On Tue, 8 Oct 2013, Radu Gheorghe wrote:

2013/10/8 David Lang <[email protected]>

The big problem with this idea is that in general messages do not stay in
the queues for very long. They are there only until they can get delivered
to their destinations.

If you were to have rsyslog stop delivering the messages to a destination
and then hang on to them all, how would rsyslog ever know if all the
destinations had completed their polling?


Ah, I think there's a misunderstanding here. I'm not suggesting to give
access to any action's queue. I'm suggesting to have a separate queue for
the REST API. For example, rsyslog is listening to /dev/log, and instead of
forwarding those messages via TCP, put them in the action queue and wait
for something to pull those messages from the queue. When once asks for a
batch of messages, they get "consumed".



It is easy enough to have rsyslog deliver messages to a queue of your
choice (may I suggest that you look at either Zero MQ or Rabbit MQ which
are already supported by rsyslog), and then you can deal with them at your
convienience.


Right, thanks for mentioning. This will work as well. Although having the
REST API directly in rsyslog will eliminate the need of another moving
piece.

well, it's another moving piece in any case, whether you call it part of rsyslog or separate :-)

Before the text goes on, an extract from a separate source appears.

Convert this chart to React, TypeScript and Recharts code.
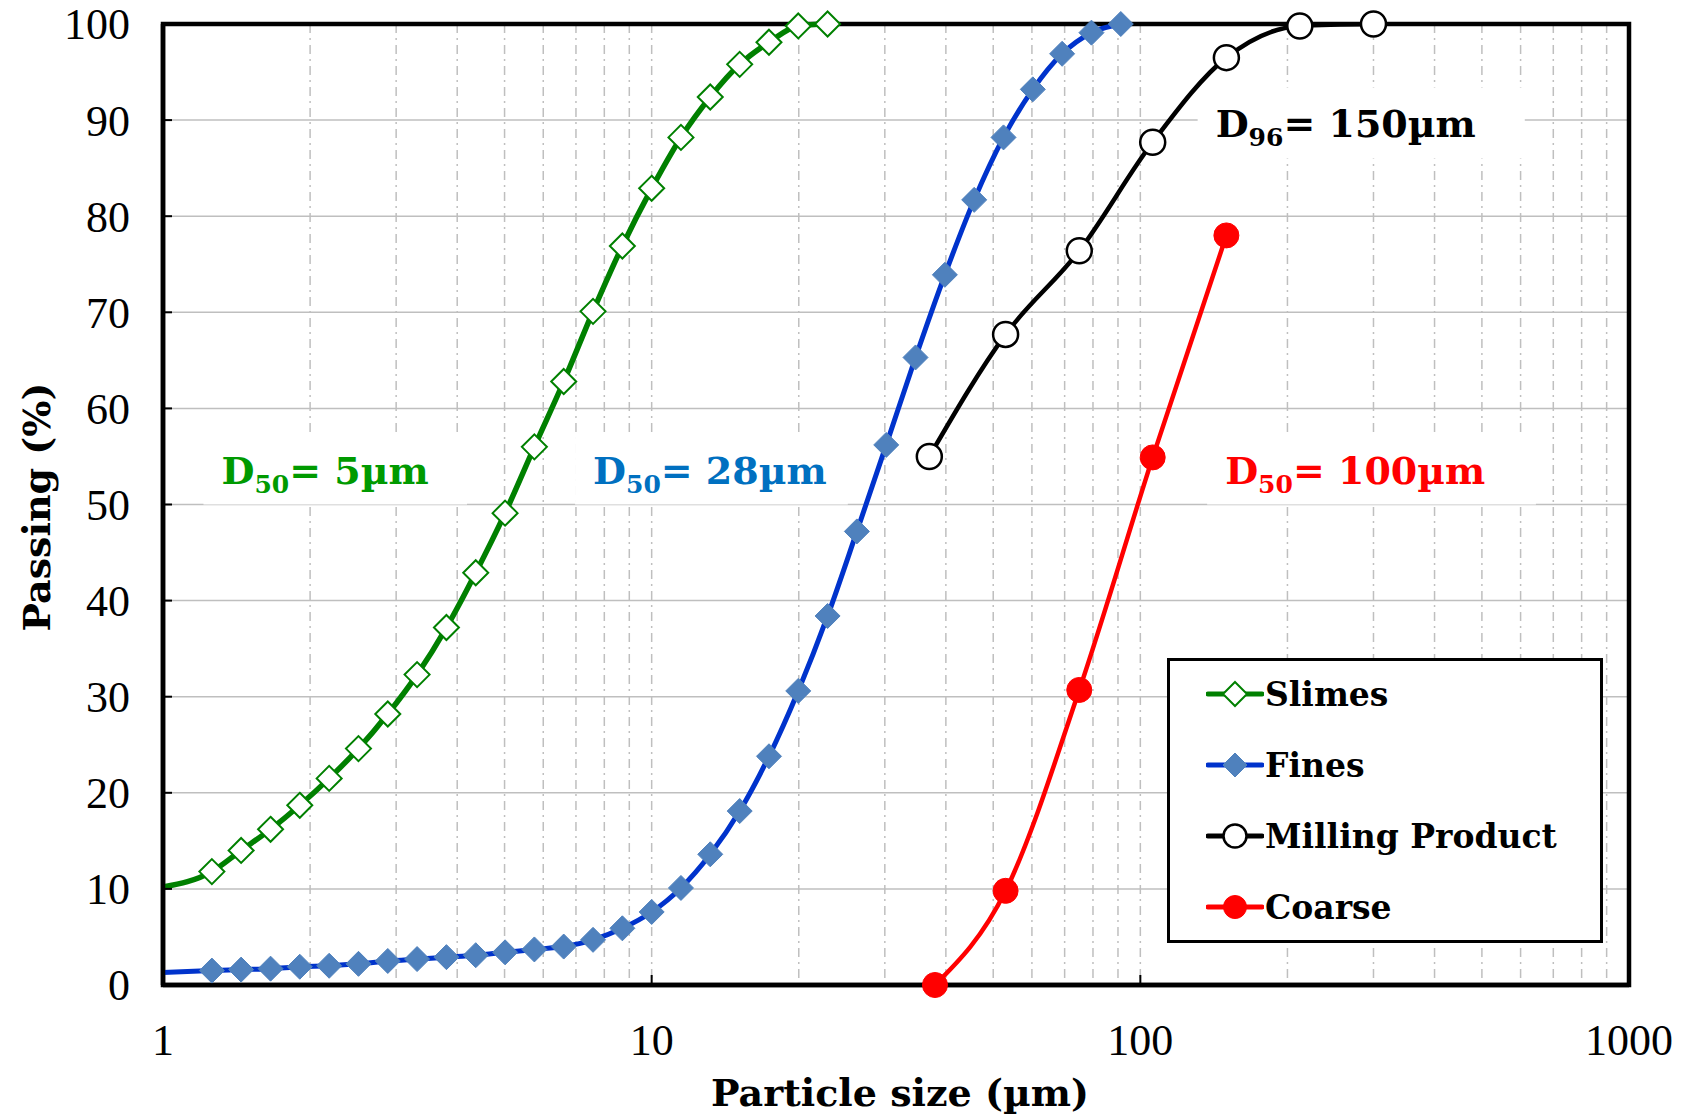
import React from "react";
import {
  LineChart,
  Line,
  XAxis,
  YAxis,
  CartesianGrid,
  ReferenceArea,
  Legend,
  Label,
} from "recharts";

// laser sizer bins (µm) and cumulative passing (%)
const slimesSize = [1, 1.259, 1.445, 1.66, 1.905, 2.188, 2.512, 2.884, 3.311, 3.802, 4.365, 5.012, 5.754, 6.607, 7.586, 8.71, 10.0, 11.48, 13.18, 15.14, 17.38, 19.95, 22.91];
const slimesPassing = [10.2, 11.8, 14.0, 16.2, 18.7, 21.5, 24.6, 28.2, 32.3, 37.2, 42.9, 49.1, 56.0, 62.8, 70.1, 76.9, 82.9, 88.2, 92.4, 95.8, 98.1, 99.8, 100];

const finesSize = [1, 1.259, 1.445, 1.66, 1.905, 2.188, 2.512, 2.884, 3.311, 3.802, 4.365, 5.012, 5.754, 6.607, 7.586, 8.71, 10.0, 11.48, 13.18, 15.14, 17.38, 19.95, 22.91, 26.3, 30.2, 34.67, 39.81, 45.71, 52.48, 60.26, 69.18, 79.43, 91.2];
const finesPassing = [1.3, 1.5, 1.6, 1.7, 1.9, 2.0, 2.2, 2.5, 2.7, 2.9, 3.1, 3.4, 3.7, 4.0, 4.7, 5.9, 7.6, 10.1, 13.6, 18.1, 23.8, 30.6, 38.4, 47.2, 56.2, 65.3, 73.9, 81.7, 88.2, 93.2, 96.9, 99.1, 100];

// sieve sizes (µm)
const millSize = [37, 53, 75, 106, 150, 212, 300];
const millPassing = [55.0, 67.7, 76.4, 87.7, 96.5, 99.8, 100];

const coarseSize = [38, 53, 75, 106, 150];
const coarsePassing = [0, 9.8, 30.7, 54.9, 78.0];

const xTicks = [1, 2, 3, 4, 5, 6, 7, 8, 9, 10, 20, 30, 40, 50, 60, 70, 80, 90, 100, 200, 300, 400, 500, 600, 700, 800, 900, 1000];
const xLabels = [1, 10, 100, 1000];
const yTicks = [0, 10, 20, 30, 40, 50, 60, 70, 80, 90, 100];

const annotations = [
  { sub: "50", rest: "= 5µm", color: "#009A00", x1: 1.21, x2: 4.19, y1: 50, y2: 57.2 },
  { sub: "50", rest: "= 28µm", color: "#0070C0", x1: 6.97, x2: 25.2, y1: 50, y2: 57.2 },
  { sub: "50", rest: "= 100µm", color: "#FF0000", x1: 137, x2: 645, y1: 50, y2: 57.2 },
  { sub: "96", rest: "= 150µm", color: "#000000", x1: 131, x2: 612, y1: 86.0, y2: 93.4 },
];

const toRows = (sizes: number[], vals: number[]) => sizes.map((size, i) => ({ size, passing: vals[i] }));

const serif = '"Liberation Serif", serif';
const bold = '"DejaVu Serif", serif';

const diamondDot = (fill: string, stroke: string, sw: number) => (props: any) => {
  const { cx, cy, payload, index } = props;
  if (payload.size <= 1) return <g key={index} />;
  return (
    <path
      key={index}
      d={`M${cx},${cy - 12.5}L${cx + 12.5},${cy}L${cx},${cy + 12.5}L${cx - 12.5},${cy}Z`}
      fill={fill}
      stroke={stroke}
      strokeWidth={sw}
    />
  );
};

const circleDot = (fill: string, stroke: string, sw: number) => (props: any) => {
  const { cx, cy, index } = props;
  return <circle key={index} cx={cx} cy={cy} r={12.5} fill={fill} stroke={stroke} strokeWidth={sw} />;
};

const series = [
  { name: "Slimes", rows: toRows(slimesSize, slimesPassing), line: "#008000", width: 5.5, marker: "diamond", fill: "#fff", mstroke: "#008000", msw: 2 },
  { name: "Fines", rows: toRows(finesSize, finesPassing), line: "#0033CC", width: 5, marker: "diamond", fill: "#4F81BD", mstroke: "#4F81BD", msw: 1 },
  { name: "Milling Product", rows: toRows(millSize, millPassing), line: "#000000", width: 4.5, marker: "circle", fill: "#fff", mstroke: "#000", msw: 2.5 },
  { name: "Coarse", rows: toRows(coarseSize, coarsePassing), line: "#FF0000", width: 4.5, marker: "circle", fill: "#FF0000", mstroke: "#FF0000", msw: 1 },
];

const XTick = (props: any) => {
  const { x, y, payload } = props;
  if (!xLabels.includes(payload.value)) return <g />;
  return (
    <g>
      <line x1={x} x2={x} y1={985} y2={975} stroke="#000" strokeWidth={2} />
      <text x={x} y={y} textAnchor="middle" fontFamily={serif} fontSize={44} fill="#000">
        {payload.value}
      </text>
    </g>
  );
};

const YTick = (props: any) => {
  const { x, y, payload } = props;
  return (
    <g>
      <line x1={163} x2={172} y1={y} y2={y} stroke="#000" strokeWidth={2} />
      <text x={x} y={y} dy="0.35em" textAnchor="end" fontFamily={serif} fontSize={44} fill="#000">
        {payload.value}
      </text>
    </g>
  );
};

const annotLabel = (a: any) => (props: any) => {
  const { x, y, height } = props.viewBox;
  return (
    <text x={x + 18} y={y + height * 0.7} fontFamily={bold} fontWeight="bold" fontSize={38} fill={a.color}>
      <tspan>D</tspan>
      <tspan fontSize={25} dy={9}>{a.sub}</tspan>
      <tspan dy={-9}>{a.rest}</tspan>
    </text>
  );
};

const LegendBox = () => (
  <div
    style={{
      width: 436,
      height: 285,
      border: "3px solid #000",
      boxSizing: "border-box",
      background: "#fff",
      position: "relative",
    }}
  >
    {series.map((s, i) => (
      <div
        key={s.name}
        style={{ position: "absolute", left: 36, top: 33 + i * 71 - 22, height: 44, display: "flex", alignItems: "center" }}
      >
        <svg width={58} height={44}>
          <line x1={2} x2={56} y1={22} y2={22} stroke={s.line} strokeWidth={5} strokeLinecap="round" />
          {s.marker === "diamond" ? (
            <path d="M29,10L41,22L29,34L17,22Z" fill={s.fill} stroke={s.mstroke} strokeWidth={s.msw} />
          ) : (
            <circle cx={29} cy={22} r={11.5} fill={s.fill} stroke={s.mstroke} strokeWidth={s.msw} />
          )}
        </svg>
        <span style={{ fontFamily: bold, fontWeight: "bold", fontSize: 33, marginLeft: 1, color: "#000" }}>{s.name}</span>
      </div>
    ))}
  </div>
);

export default function App() {
  return (
    <div style={{ position: "absolute", left: 0, top: 0, background: "#fff" }}>
      <LineChart width={1684} height={1116} margin={{ top: 24, right: 55, bottom: 0, left: 0 }}>
        <CartesianGrid horizontal vertical={false} stroke="#BFBFBF" strokeWidth={1.5} />
        <CartesianGrid horizontal={false} stroke="#BFBFBF" strokeWidth={1.5} strokeDasharray="9 5 2 5" />
        <XAxis
          type="number"
          dataKey="size"
          scale="log"
          domain={[1, 1000]}
          ticks={xTicks}
          interval={0}
          height={131}
          tickSize={0}
          tickMargin={70}
          tickLine={false}
          axisLine={{ stroke: "#000", strokeWidth: 4.5 }}
          tick={<XTick />}
        >
          <Label
            content={(p: any) => (
              <text x={900} y={1106} textAnchor="middle" fontFamily={bold} fontWeight="bold" fontSize={38} fill="#000">
                Particle size (µm)
              </text>
            )}
          />
        </XAxis>
        <YAxis
          type="number"
          domain={[0, 100]}
          ticks={yTicks}
          interval={0}
          width={163}
          tickSize={0}
          tickMargin={33}
          tickLine={false}
          axisLine={{ stroke: "#000", strokeWidth: 4.5 }}
          tick={<YTick />}
        >
          <Label
            content={(p: any) => (
              <text
                x={50}
                y={507}
                transform="rotate(-90, 50, 507)"
                textAnchor="middle"
                fontFamily={bold}
                fontWeight="bold"
                fontSize={38}
                fill="#000"
              >
                Passing (%)
              </text>
            )}
          />
        </YAxis>
        <ReferenceArea x1={1} x2={1000} y1={0} y2={100} fill="none" stroke="#000" strokeWidth={4.5} />
        {annotations.map((a, i) => (
          <ReferenceArea
            key={i}
            x1={a.x1}
            x2={a.x2}
            y1={a.y1}
            y2={a.y2}
            fill="#fff"
            fillOpacity={1}
            stroke="none"
            label={{ content: annotLabel(a) }}
          />
        ))}
        {series.map((s) => (
          <Line
            key={s.name}
            data={s.rows}
            dataKey="passing"
            name={s.name}
            type="monotone"
            stroke={s.line}
            strokeWidth={s.width}
            dot={s.marker === "diamond" ? diamondDot(s.fill, s.mstroke, s.msw) : circleDot(s.fill, s.mstroke, s.msw)}
            activeDot={false}
            isAnimationActive={false}
          />
        ))}
        <Legend
          layout="vertical"
          align="center"
          verticalAlign="middle"
          wrapperStyle={{ left: 1167, top: 658, width: 436, height: 285 }}
          content={() => <LegendBox />}
        />
      </LineChart>
    </div>
  );
}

There's also the problem that giving outside programs access to the
rsyslog internals would be fragile, it wouldn't work with any other syslog
daemon (destroying the value of standardization), and it would probably not
continue to work even with rsyslog in the face of updates or even config
changes.


Ah, but this has nothing to do with syslog standards. Think of it as a
different output, like omelasticsearch. Only instead of pushing logs,
rsyslog will store them so they can get pulled.

ahh, but anything that pretends to be serious about dealing with logs can handle syslog, if you create a new mechanism, then you will have to modify every tool to deal with the new protocol and format. It's still lots of new modules to write, just now it's a now module for each piece of software that will consume the logs rather than a module for rsyslog to feed it to the other software more efficently.

As for the logstash recommendations, I can tell you that the idea of
putting all your logs through a single chain of processing the way they do
doesn't scale that well. At really high log volumes, you need to be able to
split your processing not only across different servers, but across
different farms of servers.


The "ASCII diagram" was just a sketch of the flow, I didn't include scaling
in there. With Logstash in particular, you can have multiple "receivers"
across multiple servers, then if you use Redis as a buffer you can cluster
that, and you can have multiple Logstash "indexers" to send logs to
Elasticsearch, which can be clustered, too.

Maybe my drawing was confusing, sorry for that. I wanted to show the chain
of processing in terms of technology, not in terms of scale.

but even if there are multiple systems in each set, the idea of having all the logs go to one set of systems, then get forwarded to the next set of systems, etc is not really the best way to go.

Yes, you want to get all the logs funneled into one set of central systems, but from there you want to fan out to multiple different destinations as quickly as possible, one destination may be your elasticsearch cluster, another may be a simple archive to disk, while another is an event correlation cluster, etc.